──────── Excerpted data

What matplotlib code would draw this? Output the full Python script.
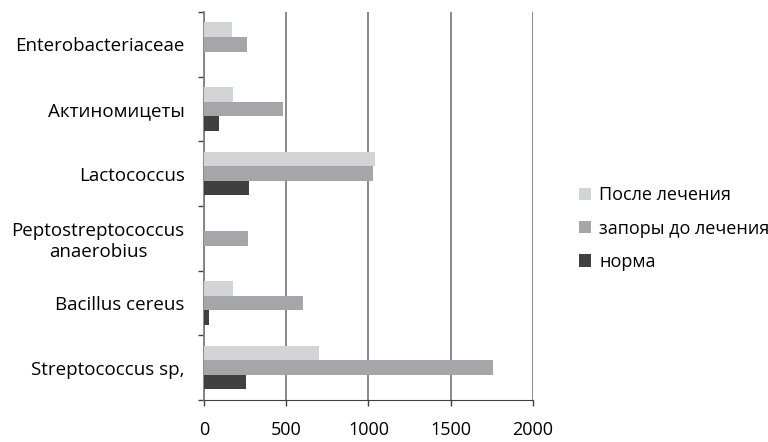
import numpy as np
import matplotlib.pyplot as plt
from matplotlib.ticker import FixedLocator

plt.rcParams['font.family'] = ['Open Sans', 'DejaVu Sans']

# categories from bottom to top
categories = ['Streptococcus sp,', 'Bacillus cereus', 'Peptostreptococcus\nanaerobius',
              'Lactococcus', 'Актиномицеты', 'Enterobacteriaceae']
posle = [698, 175, 0, 1040, 175, 168]
zapory = [1756, 600, 266, 1026, 478, 260]
norma = [254, 29, 0, 274, 89, 0]

fig = plt.figure(figsize=(7.68, 4.42), dpi=100)
ax = fig.add_axes([0.2656, 0.095, 0.4284, 0.878])

y = np.arange(len(categories))
h = 0.225
ax.barh(y + h, posle, height=h, color='#d3d4d6', label='После лечения', zorder=3)
ax.barh(y, zapory, height=h, color='#a6a6aa', label='запоры до лечения', zorder=3)
ax.barh(y - h, norma, height=h, color='#404040', label='норма', zorder=3)

ax.set_xlim(0, 2000)
ax.set_ylim(-0.5, len(categories) - 0.5)
ax.set_xticks([0, 500, 1000, 1500, 2000])
ax.set_yticks(y)
ax.set_yticklabels(categories, fontsize=13.5, multialignment='center')
ax.yaxis.set_minor_locator(FixedLocator(np.arange(-0.5, len(categories), 1)))
ax.tick_params(axis='y', which='major', length=0, pad=14)
ax.tick_params(axis='y', which='minor', length=4, width=1, color='#404040')
ax.tick_params(axis='x', length=4, width=1, color='#404040', labelsize=13, pad=11)

ax.grid(axis='x', color='#808080', linewidth=1.3, zorder=0)
for s in ['top', 'right']:
    ax.spines[s].set_visible(False)
ax.spines['left'].set_color('#808080')
ax.spines['left'].set_linewidth(1.3)
ax.spines['bottom'].set_color('#404040')

handles, labels = ax.get_legend_handles_labels()
fig.legend(handles, labels, loc='center left', bbox_to_anchor=(0.733, 0.483),
           frameon=False, fontsize=13, handlelength=0.65, handleheight=0.65,
           handletextpad=0.45, labelspacing=0.85)

fig.savefig('out.png', dpi=100)
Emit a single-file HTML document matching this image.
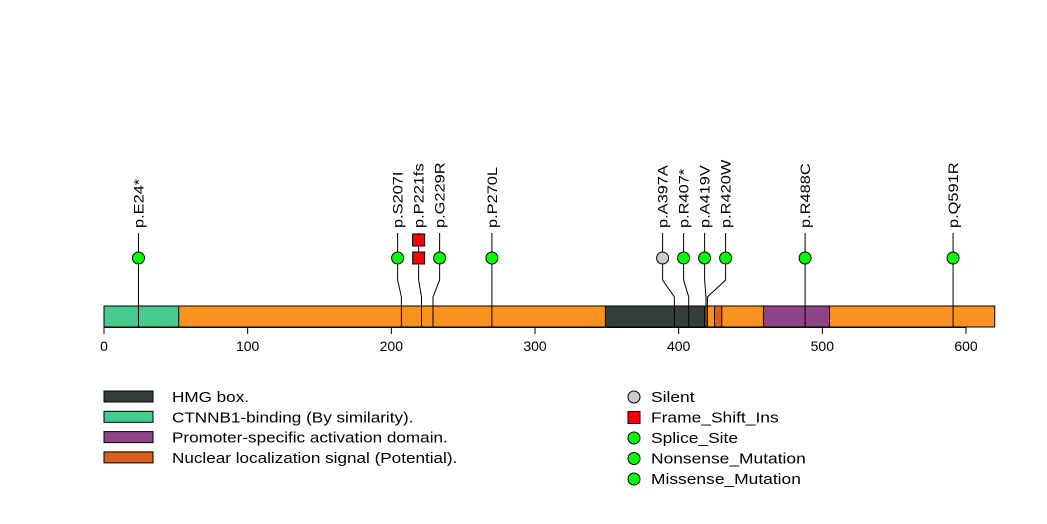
<!DOCTYPE html>
<html><head><meta charset="utf-8"><style>body{margin:0;background:#fff}svg{display:block;font-family:"Liberation Sans",sans-serif}</style></head>
<body>
<svg id="c" width="1047" height="524"></svg>
<script>
const domainNames=["CTNNB1-binding","HMG box","Nuclear localization signal","Promoter-specific activation domain"];
const domainStart=[0,349,425,459];
const domainEnd=[52,418,430,505];
const domainColors=["#44cc8e","#323f3a","#d9601f","#8e4587"];
const proteinLength=620;
const mutLabels=["p.E24*","p.S207I","p.P221fs","p.G229R","p.P270L","p.A397A","p.R407*","p.A419V","p.R420W","p.R488C","p.Q591R"];
const mutPos=[24,207,221,229,270,397,407,419,420,488,591];
const mutCount=[1,1,2,1,1,1,1,1,1,1,1];
const mutType=["s","s","f","s","s","silent","s","s","s","s","s"];
const ticks=[0,100,200,300,400,500,600];
const legDomains=["HMG box.","CTNNB1-binding (By similarity).","Promoter-specific activation domain.","Nuclear localization signal (Potential)."];
const legDomColors=["#323f3a","#44cc8e","#8e4587","#d9601f"];
const legMut=["Silent","Frame_Shift_Ins","Splice_Site","Nonsense_Mutation","Missense_Mutation"];
const legMutColors=["#cccccc","#ff0000","#00ff00","#00ff00","#00ff00"];
const NS="http://www.w3.org/2000/svg",svg=document.getElementById('c');
const x=v=>104+v*862/600;
function el(t,a,p){const e=document.createElementNS(NS,t);for(const k in a)e.setAttribute(k,a[k]);(p||svg).appendChild(e);return e;}
function widen(t,f){const w=t.getComputedTextLength();t.setAttribute('textLength',w*f);t.setAttribute('lengthAdjust','spacingAndGlyphs');}
let bb=el('rect',{x:x(0),y:306,width:x(proteinLength)-x(0),height:21,fill:'#f7931e',stroke:'#000','stroke-width':1});


domainStart.forEach((s,i)=>{const r=el('rect',{x:x(s),y:306,width:x(domainEnd[i])-x(s),height:21,fill:domainColors[i],stroke:'#000','stroke-width':1});

});
el('line',{x1:x(0),x2:x(600),y1:327.5,y2:327.5,stroke:'#000'});
ticks.forEach(t=>{el('line',{x1:x(t),x2:x(t),y1:327,y2:334,stroke:'#000'});
const tx=el('text',{x:x(t),y:351,'text-anchor':'middle','font-size':14});tx.textContent=t;

});
const cx=mutPos.map(p=>x(p));
const disp=cx.slice();
for(let it=0;it<50;it++)for(let i=1;i<disp.length;i++){if(disp[i]-disp[i-1]<21){const d=(21-(disp[i]-disp[i-1]))/2;disp[i]+=d;disp[i-1]-=d;}}
mutPos.forEach((p,i)=>{const bx=cx[i],dx=disp[i];
const g=el('g',{});

el('polyline',{points:`${bx},327 ${bx},297 ${dx},280 ${dx},233`,fill:'none',stroke:'#000','stroke-width':1},g);
for(let k=0;k<mutCount[i];k++){const cy=258-k*18;
if(mutType[i]=='f')el('rect',{x:dx-6,y:cy-6,width:12,height:12,fill:'#ff0000',stroke:'#000'},g);
else el('circle',{cx:dx,cy:cy,r:6,fill:mutType[i]=='silent'?'#cccccc':'#00ff00',stroke:'#000'},g);}
const t=el('text',{x:0,y:0,transform:`translate(${dx+5},228) rotate(-90)`,'font-size':14},g);t.textContent=mutLabels[i];widen(t,1.17);});
legDomains.forEach((n,i)=>{const y=391+i*20.3;
const r=el('rect',{x:104,y:y,width:49,height:11,fill:legDomColors[i],stroke:'#000'});


const t=el('text',{x:172,y:y+11,'font-size':14.5});t.textContent=n;widen(t,1.18);

});
legMut.forEach((n,i)=>{const y=397+i*20.5;
if(i==1)el('rect',{x:628,y:y-6,width:12,height:12,fill:legMutColors[i],stroke:'#000'});
else el('circle',{cx:634,cy:y,r:6,fill:legMutColors[i],stroke:'#000'});
const t=el('text',{x:651,y:y+5,'font-size':14.5});t.textContent=n;widen(t,1.2);

});
</script>
</body></html>
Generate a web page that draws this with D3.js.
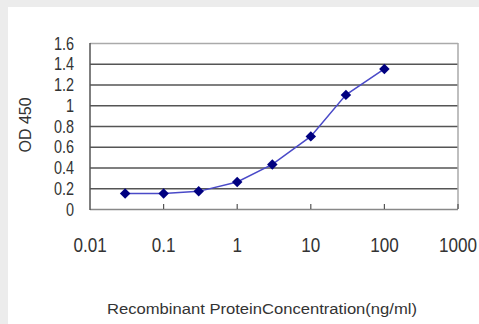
<!DOCTYPE html>
<html>
<head>
<meta charset="utf-8">
<script src="https://cdn.jsdelivr.net/npm/d3@7"></script>
<style>
body { margin: 0; background: #ececec; }
svg { display: block; }
text { font-family: "Liberation Sans", Arial, sans-serif; fill: #333; }
</style>
</head>
<body>
<div id="chart"></div>
<script>
// concentrations (ng/ml) and OD450 readings
var concValues = [0.03, 0.1, 0.3, 1, 3, 10, 30, 100];
var odValues = [0.15, 0.15, 0.17, 0.26, 0.43, 0.70, 1.10, 1.35];
var xTickValues = [0.01, 0.1, 1, 10, 100, 1000];
var xTickLabels = ["0.01", "0.1", "1", "10", "100", "1000"];
var yTickValues = [0, 0.2, 0.4, 0.6, 0.8, 1, 1.2, 1.4, 1.6];
var yTickLabels = ["0", "0.2", "0.4", "0.6", "0.8", "1", "1.2", "1.4", "1.6"];

var width = 479, height = 324;
var plotLeft = 90, plotRight = 458, plotTop = 43, plotBottom = 209;

var svg = d3.select("#chart")
        .append("svg")
        .attr("width", width)
        .attr("height", height);

// white panel
svg.append("rect")
  .attr("x", 8).attr("y", 7)
  .attr("width", width - 8).attr("height", height - 7)
  .style("fill", "#fff");

var x = d3.scaleLog().domain([0.01, 1000]).range([plotLeft, plotRight]);
var y = d3.scaleLinear().domain([0, 1.6]).range([plotBottom, plotTop]);

// grid lines
svg.selectAll(".grid")
  .data(yTickValues.slice(1, -1))
  .enter()
  .append("line")
  .attr("class", "grid")
  .attr("x1", plotLeft).attr("x2", plotRight)
  .attr("y1", function(d) { return y(d) + 0.5; })
  .attr("y2", function(d) { return y(d) + 0.5; })
  .style("stroke", "#555")
  .style("stroke-width", 1.5);

// frame
svg.append("line").attr("x1", plotLeft).attr("x2", plotRight).attr("y1", plotTop + 0.5).attr("y2", plotTop + 0.5)
  .style("stroke", "#aaa").style("stroke-width", 1.5);
svg.append("line").attr("x1", plotRight).attr("x2", plotRight).attr("y1", plotTop).attr("y2", plotBottom)
  .style("stroke", "#aaa").style("stroke-width", 1.5);
svg.append("line").attr("x1", plotLeft).attr("x2", plotRight).attr("y1", plotBottom + 0.5).attr("y2", plotBottom + 0.5)
  .style("stroke", "#888").style("stroke-width", 1.5);
svg.append("line").attr("x1", plotLeft).attr("x2", plotLeft).attr("y1", plotTop).attr("y2", plotBottom + 1)
  .style("stroke", "#555").style("stroke-width", 1.5);

// x ticks (inside)
svg.selectAll(".xtick")
  .data(xTickValues.slice(1))
  .enter()
  .append("line")
  .attr("class", "xtick")
  .attr("x1", function(d) { return x(d); })
  .attr("x2", function(d) { return x(d); })
  .attr("y1", plotBottom - 5).attr("y2", plotBottom)
  .style("stroke", "#555").style("stroke-width", 1.2);

// y tick labels
svg.selectAll(".ylab")
  .data(yTickValues)
  .enter()
  .append("text")
  .attr("class", "ylab")
  .attr("text-anchor", "end")
  .attr("transform", function(d) { return "translate(74," + (y(d) + 6.5) + ") scale(0.85,1.12)"; })
  .style("font-size", "17px")
  .text(function(d, i) { return yTickLabels[i]; });

// x tick labels
svg.selectAll(".xlab")
  .data(xTickValues)
  .enter()
  .append("text")
  .attr("class", "xlab")
  .attr("text-anchor", "middle")
  .attr("transform", function(d) { return "translate(" + x(d) + ",252) scale(0.9,1.1)"; })
  .style("font-size", "19px")
  .text(function(d, i) { return xTickLabels[i]; });

// axis titles
svg.append("text")
  .attr("transform", "translate(31,125) rotate(-90)")
  .attr("text-anchor", "middle")
  .style("font-size", "16px")
  .text("OD 450");

svg.append("text")
  .attr("x", 107).attr("y", 314)
  .attr("textLength", 310)
  .attr("lengthAdjust", "spacingAndGlyphs")
  .style("font-size", "14px")
  .text("Recombinant ProteinConcentration(ng/ml)");

// line and markers
var line = d3.line()
  .x(function(d, i) { return x(concValues[i]); })
  .y(function(d) { return y(d); });

svg.append("path")
  .datum(odValues)
  .attr("d", line)
  .style("fill", "none")
  .style("stroke", "#4a4ac8")
  .style("stroke-width", 1.5);

svg.selectAll(".pt")
  .data(odValues)
  .enter()
  .append("path")
  .attr("class", "pt")
  .attr("transform", function(d, i) { return "translate(" + x(concValues[i]) + "," + y(d) + ") rotate(45)"; })
  .attr("d", d3.symbol().type(d3.symbolSquare).size(55))
  .style("fill", "#000080");
</script>
</body>
</html>
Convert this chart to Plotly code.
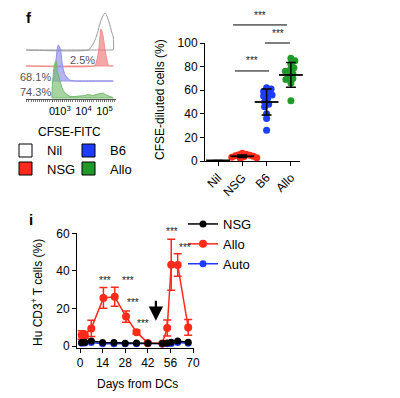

────────────────

- **Requirements**: Please transcribe, word for word, every line from the first line of the records above through the line containing "plt.rcParams['font.family'] = ['Open", and leave out any pictures.

- **Answer to the exercise**:
What matplotlib code would draw this? Output the full Python script.
import numpy as np
import matplotlib.pyplot as plt
from matplotlib.ticker import FixedLocator

plt.rcParams['font.family'] = ['Open Sans', 'DejaVu Sans']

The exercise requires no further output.